** begin Collected material **
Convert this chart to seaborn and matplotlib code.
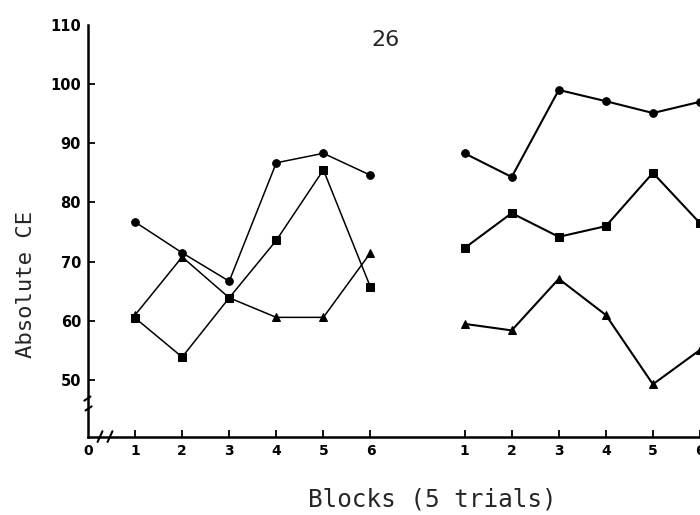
import matplotlib
matplotlib.use("Agg")
import matplotlib.pyplot as plt
import seaborn as sns
import pandas as pd

sns.set_style("white")

# ======================
# DATA
# ======================
blocks = [1, 2, 3, 4, 5, 6]
tick_labels = ["0", "1", "2", "3", "4", "5", "6", "1", "2", "3", "4", "5", "6"]

# first session (blocks 1-6)
left_top = [76.7, 71.5, 66.7, 86.7, 88.3, 84.6]
left_mid = [60.5, 53.9, 63.9, 73.6, 85.5, 65.7]
left_low = [61.0, 70.8, 63.9, 60.6, 60.6, 71.5]

# second session (blocks 1-6, drawn after a gap)
right_top = [88.3, 84.3, 99.0, 97.1, 95.1, 97.0]
right_mid = [72.3, 78.2, 74.2, 76.0, 85.0, 76.5]
right_low = [59.5, 58.4, 67.1, 61.0, 49.3, 55.1]

gap = 7  # second session starts at position 8

# ======================
# PLOTTING
# ======================
fig = plt.figure(figsize=(7, 5.15), dpi=100)
ax = fig.add_axes([88 / 700, 1 - 437 / 515, 1 - 88 / 700, (437 - 24.8) / 515])

series = [
    (left_top, 0, "o", 1.1),
    (left_mid, 0, "s", 1.1),
    (left_low, 0, "^", 1.1),
    (right_top, gap, "o", 1.5),
    (right_mid, gap, "s", 1.5),
    (right_low, gap, "^", 1.5),
]
for vals, off, mk, lw in series:
    df = pd.DataFrame({"x": [b + off for b in blocks], "y": vals})
    sns.lineplot(data=df, x="x", y="y", color="black", marker=mk,
                 markersize=5.5, markeredgecolor="black", linewidth=lw,
                 ax=ax, clip_on=True)

ax.set_xlim(0, 612 / 47.2)
ax.set_ylim(40.4, 110)

ax.set_xticks([0] + blocks + [b + gap for b in blocks])
ax.set_xticklabels(tick_labels, fontsize=10, fontweight="bold")
ax.set_yticks([50, 60, 70, 80, 90, 100, 110])
ax.set_yticklabels(["50", "60", "70", "80", "90", "100", "110"],
                   fontsize=10.5, fontweight="bold")
ax.tick_params(axis="both", direction="in", length=5, width=1.3, pad=5,
               colors="black")
ax.tick_params(axis="x", which="both", bottom=True)
ax.tick_params(axis="y", which="both", left=True)
ax.xaxis.get_major_ticks()[0].tick1line.set_visible(False)
ax.yaxis.get_major_ticks()[-1].tick1line.set_visible(False)

ax.set_xlabel("")
ax.set_ylabel("")
sns.despine(ax=ax)
for s in ["left", "bottom"]:
    ax.spines[s].set_linewidth(1.8)
    ax.spines[s].set_color("black")

# axis breaks
yb0, yb1 = (437 - 408) / 412.2, (437 - 399) / 412.2
ax.plot([0, 0], [yb0, yb1], transform=ax.transAxes, color="white", lw=4,
        clip_on=False, solid_capstyle="butt")
ax.plot([-0.006, 0.004], [yb1 - 0.004, yb1 + 0.006], transform=ax.transAxes,
        color="black", lw=1.5, clip_on=False)
ax.plot([-0.004, 0.006], [yb0 - 0.006, yb0 + 0.004], transform=ax.transAxes,
        color="black", lw=1.5, clip_on=False)
xb0, xb1 = (100 - 88) / 612, (110 - 88) / 612
ax.plot([xb0, xb1], [0, 0], transform=ax.transAxes, color="white", lw=4,
        clip_on=False, solid_capstyle="butt")
ax.plot([xb0 - 0.004, xb0 + 0.004], [-0.012, 0.014], transform=ax.transAxes,
        color="black", lw=1.5, clip_on=False)
ax.plot([xb1 - 0.004, xb1 + 0.004], [-0.012, 0.014], transform=ax.transAxes,
        color="black", lw=1.5, clip_on=False)

fig.text(386 / 700, 1 - 40 / 515, "26", fontsize=16, ha="center", va="center")
fig.text(26 / 700, 1 - 284 / 515, "Absolute CE", rotation=90, fontsize=16,
         family="DejaVu Sans Mono", ha="center", va="center")
fig.text(432 / 700, 1 - 499 / 515, "Blocks (5 trials)", fontsize=17.5,
         family="DejaVu Sans Mono", ha="center", va="center")

# ======================
# SAVE
# ======================
fig.savefig("out.png", dpi=100)
plt.close(fig)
** end Collected material **
- _Exercise brief_
Return the listing above word for word, with the pictures removed.

- _Answer to this problem_
Convert this chart to seaborn and matplotlib code.
import matplotlib
matplotlib.use("Agg")
import matplotlib.pyplot as plt
import seaborn as sns
import pandas as pd

sns.set_style("white")

# ======================
# DATA
# ======================
blocks = [1, 2, 3, 4, 5, 6]
tick_labels = ["0", "1", "2", "3", "4", "5", "6", "1", "2", "3", "4", "5", "6"]

# first session (blocks 1-6)
left_top = [76.7, 71.5, 66.7, 86.7, 88.3, 84.6]
left_mid = [60.5, 53.9, 63.9, 73.6, 85.5, 65.7]
left_low = [61.0, 70.8, 63.9, 60.6, 60.6, 71.5]

# second session (blocks 1-6, drawn after a gap)
right_top = [88.3, 84.3, 99.0, 97.1, 95.1, 97.0]
right_mid = [72.3, 78.2, 74.2, 76.0, 85.0, 76.5]
right_low = [59.5, 58.4, 67.1, 61.0, 49.3, 55.1]

gap = 7  # second session starts at position 8

# ======================
# PLOTTING
# ======================
fig = plt.figure(figsize=(7, 5.15), dpi=100)
ax = fig.add_axes([88 / 700, 1 - 437 / 515, 1 - 88 / 700, (437 - 24.8) / 515])

series = [
    (left_top, 0, "o", 1.1),
    (left_mid, 0, "s", 1.1),
    (left_low, 0, "^", 1.1),
    (right_top, gap, "o", 1.5),
    (right_mid, gap, "s", 1.5),
    (right_low, gap, "^", 1.5),
]
for vals, off, mk, lw in series:
    df = pd.DataFrame({"x": [b + off for b in blocks], "y": vals})
    sns.lineplot(data=df, x="x", y="y", color="black", marker=mk,
                 markersize=5.5, markeredgecolor="black", linewidth=lw,
                 ax=ax, clip_on=True)

ax.set_xlim(0, 612 / 47.2)
ax.set_ylim(40.4, 110)

ax.set_xticks([0] + blocks + [b + gap for b in blocks])
ax.set_xticklabels(tick_labels, fontsize=10, fontweight="bold")
ax.set_yticks([50, 60, 70, 80, 90, 100, 110])
ax.set_yticklabels(["50", "60", "70", "80", "90", "100", "110"],
                   fontsize=10.5, fontweight="bold")
ax.tick_params(axis="both", direction="in", length=5, width=1.3, pad=5,
               colors="black")
ax.tick_params(axis="x", which="both", bottom=True)
ax.tick_params(axis="y", which="both", left=True)
ax.xaxis.get_major_ticks()[0].tick1line.set_visible(False)
ax.yaxis.get_major_ticks()[-1].tick1line.set_visible(False)

ax.set_xlabel("")
ax.set_ylabel("")
sns.despine(ax=ax)
for s in ["left", "bottom"]:
    ax.spines[s].set_linewidth(1.8)
    ax.spines[s].set_color("black")

# axis breaks
yb0, yb1 = (437 - 408) / 412.2, (437 - 399) / 412.2
ax.plot([0, 0], [yb0, yb1], transform=ax.transAxes, color="white", lw=4,
        clip_on=False, solid_capstyle="butt")
ax.plot([-0.006, 0.004], [yb1 - 0.004, yb1 + 0.006], transform=ax.transAxes,
        color="black", lw=1.5, clip_on=False)
ax.plot([-0.004, 0.006], [yb0 - 0.006, yb0 + 0.004], transform=ax.transAxes,
        color="black", lw=1.5, clip_on=False)
xb0, xb1 = (100 - 88) / 612, (110 - 88) / 612
ax.plot([xb0, xb1], [0, 0], transform=ax.transAxes, color="white", lw=4,
        clip_on=False, solid_capstyle="butt")
ax.plot([xb0 - 0.004, xb0 + 0.004], [-0.012, 0.014], transform=ax.transAxes,
        color="black", lw=1.5, clip_on=False)
ax.plot([xb1 - 0.004, xb1 + 0.004], [-0.012, 0.014], transform=ax.transAxes,
        color="black", lw=1.5, clip_on=False)

fig.text(386 / 700, 1 - 40 / 515, "26", fontsize=16, ha="center", va="center")
fig.text(26 / 700, 1 - 284 / 515, "Absolute CE", rotation=90, fontsize=16,
         family="DejaVu Sans Mono", ha="center", va="center")
fig.text(432 / 700, 1 - 499 / 515, "Blocks (5 trials)", fontsize=17.5,
         family="DejaVu Sans Mono", ha="center", va="center")

# ======================
# SAVE
# ======================
fig.savefig("out.png", dpi=100)
plt.close(fig)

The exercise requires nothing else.